The Business Times

Oil sector's lavish dividend policy in spotlight as hard times grow

Published Fri, Jan 29, 2016 · 12:45 PM

[LONDON] As Europe's top oil companies make deeper retrenchments due to slumping oil prices, their generous dividend policies are coming under closer scrutiny.

Royal Dutch Shell, Total and BP are among those set to report dismal earnings next week for the last quarter of 2015 when oil prices averaged $43 a barrel, down more than 40 per cent from a year earlier.

Those prices mean company boards have little choice but to cut spending, crippling growth prospects.

And as income shrinks, companies can only borrow more in order to maintain their commitment to pay out dividends. Low debt levels mean that for now they are able to maintain unchanged dividends.

But the pressure is high.

Average dividend yields - the dividend payout relative to the share price - soared over the past year to an all-time high of above 7 per cent as share values have shrunk.

Shell's yield rose to above 9 per cent from around 6 per cent in 2014 while BP's is above 8 per cent from around 6 per cent, which according to UBS are "levels usually associated with inevitable cuts".
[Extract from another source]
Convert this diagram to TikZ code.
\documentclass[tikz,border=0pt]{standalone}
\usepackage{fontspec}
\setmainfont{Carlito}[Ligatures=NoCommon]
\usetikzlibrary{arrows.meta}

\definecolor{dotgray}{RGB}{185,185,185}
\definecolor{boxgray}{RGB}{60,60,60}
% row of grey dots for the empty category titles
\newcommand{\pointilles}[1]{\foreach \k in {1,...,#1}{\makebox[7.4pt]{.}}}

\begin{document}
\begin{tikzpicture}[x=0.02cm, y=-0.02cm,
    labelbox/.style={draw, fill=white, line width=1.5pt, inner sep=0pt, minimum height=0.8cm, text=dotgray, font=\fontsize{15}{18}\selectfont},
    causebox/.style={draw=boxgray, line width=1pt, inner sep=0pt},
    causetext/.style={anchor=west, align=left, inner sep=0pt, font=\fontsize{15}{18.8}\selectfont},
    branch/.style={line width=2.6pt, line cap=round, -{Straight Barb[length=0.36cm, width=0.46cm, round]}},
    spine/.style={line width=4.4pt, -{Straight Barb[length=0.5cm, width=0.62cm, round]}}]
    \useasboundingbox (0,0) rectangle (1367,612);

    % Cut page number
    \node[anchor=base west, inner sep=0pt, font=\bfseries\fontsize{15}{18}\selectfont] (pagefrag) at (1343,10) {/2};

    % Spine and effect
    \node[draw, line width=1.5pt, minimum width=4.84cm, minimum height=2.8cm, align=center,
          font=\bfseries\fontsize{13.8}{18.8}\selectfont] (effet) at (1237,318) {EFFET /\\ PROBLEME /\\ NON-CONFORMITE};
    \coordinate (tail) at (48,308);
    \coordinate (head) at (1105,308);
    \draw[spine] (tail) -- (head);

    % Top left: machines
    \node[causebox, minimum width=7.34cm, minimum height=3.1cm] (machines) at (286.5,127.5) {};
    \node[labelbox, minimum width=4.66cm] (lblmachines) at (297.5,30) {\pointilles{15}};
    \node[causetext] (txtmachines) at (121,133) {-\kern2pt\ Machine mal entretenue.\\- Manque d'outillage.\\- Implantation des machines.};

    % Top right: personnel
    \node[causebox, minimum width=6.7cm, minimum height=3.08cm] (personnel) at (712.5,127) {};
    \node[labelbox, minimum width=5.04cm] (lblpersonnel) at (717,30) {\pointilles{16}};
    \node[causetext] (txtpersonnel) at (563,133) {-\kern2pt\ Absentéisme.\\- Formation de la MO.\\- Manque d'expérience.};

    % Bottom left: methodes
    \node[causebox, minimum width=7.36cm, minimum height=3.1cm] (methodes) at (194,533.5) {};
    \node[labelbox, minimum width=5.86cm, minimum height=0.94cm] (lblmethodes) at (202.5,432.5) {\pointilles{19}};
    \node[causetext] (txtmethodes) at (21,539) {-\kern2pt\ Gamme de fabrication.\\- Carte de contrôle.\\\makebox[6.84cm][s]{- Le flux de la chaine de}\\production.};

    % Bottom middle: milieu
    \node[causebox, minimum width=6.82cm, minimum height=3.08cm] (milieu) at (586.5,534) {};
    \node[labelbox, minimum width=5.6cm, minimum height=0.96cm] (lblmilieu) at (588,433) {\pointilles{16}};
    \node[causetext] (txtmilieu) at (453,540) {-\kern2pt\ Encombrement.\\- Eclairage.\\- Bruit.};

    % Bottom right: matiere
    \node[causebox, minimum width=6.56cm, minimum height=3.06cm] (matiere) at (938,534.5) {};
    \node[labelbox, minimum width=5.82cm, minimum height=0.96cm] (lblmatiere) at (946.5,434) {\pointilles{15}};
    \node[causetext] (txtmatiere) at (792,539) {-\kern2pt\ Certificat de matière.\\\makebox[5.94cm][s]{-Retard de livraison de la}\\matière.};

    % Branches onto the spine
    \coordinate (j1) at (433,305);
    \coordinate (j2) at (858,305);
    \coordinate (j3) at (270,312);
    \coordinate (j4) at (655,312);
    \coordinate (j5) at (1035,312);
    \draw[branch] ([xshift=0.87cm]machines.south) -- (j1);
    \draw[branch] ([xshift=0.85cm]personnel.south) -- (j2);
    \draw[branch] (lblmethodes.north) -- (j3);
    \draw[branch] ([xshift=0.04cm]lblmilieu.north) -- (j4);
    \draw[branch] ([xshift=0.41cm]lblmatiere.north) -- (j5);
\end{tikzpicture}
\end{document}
In 2015, Europe's oil majors paid around US$27 billion a year in dividends, which have been an investment cornerstone for decades. Shell and BP alone account for 10 per cent of the FTSE 100 total dividends in 2014, according to Macquarie.

Charles Whall, portfolio manager at Investec Asset Management, said oil companies' flexibility to borrow and an underlying confidence in an oil price recovery means they should maintain dividends. "More importantly, these (dividend) levels will keep the pressure on the majors to prioritise projects and not to fuel another OFS (oil field service) inflation spiral," said Whall, whose portfolio holdings include shares of several majors including Shell and BP.

"A focus on returns rather than growth should allow these companies to outperform in what is likely a low-growth world." UBS analysts sees dividends at Norway's Statoil and Austrian group OMV as the most vulnerable. Analysts at Barclays also said OMV's dividend appeared increasingly at risk.

A spokesman for OMV, which announced on Friday it was forced to take write-downs totalling 1.8 billion euros, said "so far nobody has changed the target of a 30 per cent payout ratio (of net income)".

Statoil, whose exposure to the oil price is bigger than many of its peers, has repeatedly said its dividend policy remained firm.

Italy's Eni is the only European major to have cut its dividend, while Shell, which is set to complete its US$51 billion acquisition of BG Group next month, has vowed to maintain its dividends.

But with oil prices still languishing near their lowest levels since 2003, companies might soon run out of options. "The longer you've got low oil prices, the more companies will have to focus on pure survival. Even for the long-term players, this is becoming the harsh reality," said Macquarie analyst Iain Reid.

"If oil prices stay at $30 a barrel over the next few quarters we will reach the stage where the pressure to cut dividends will become very difficult to resist. Companies will say 'Do we really want to sacrifice all future NPV (net present value) growth for our dividends?'." Analysts expect a shift in executives' messaging on dividends in the upcoming earnings. "Dividends, supported by scrip, are expected to remain intact in 2016; however, we expect the 'sacrosanct' messaging to be distanced as the impacts of a near $30 a barrel price environment are realised," BMO Capital Markets analyst Brendan Warn said in a note.

Next week's results are expected to see another sharp drop in income, with companies set to announce further capital expenditure cuts, asset sales, job cuts and costs savings. "The companies have positioned themselves for $60 a barrel for this year, now they will have to position themselves at lower than $50 a barrel," said Macquarie's Reid, who expects a total of US$15 billion in new capex cuts.

Global oil and gas investment in 2016 is expected to fall to its lowest in six years to US$522 billion, following a 22 per cent fall to US$595 billion last year.

Refining and trading operations, which offset a large part of profit declines from oil and gas production, is set to once again come to the rescue, albeit less than before as global demand eased at the end of last year, according to analysts.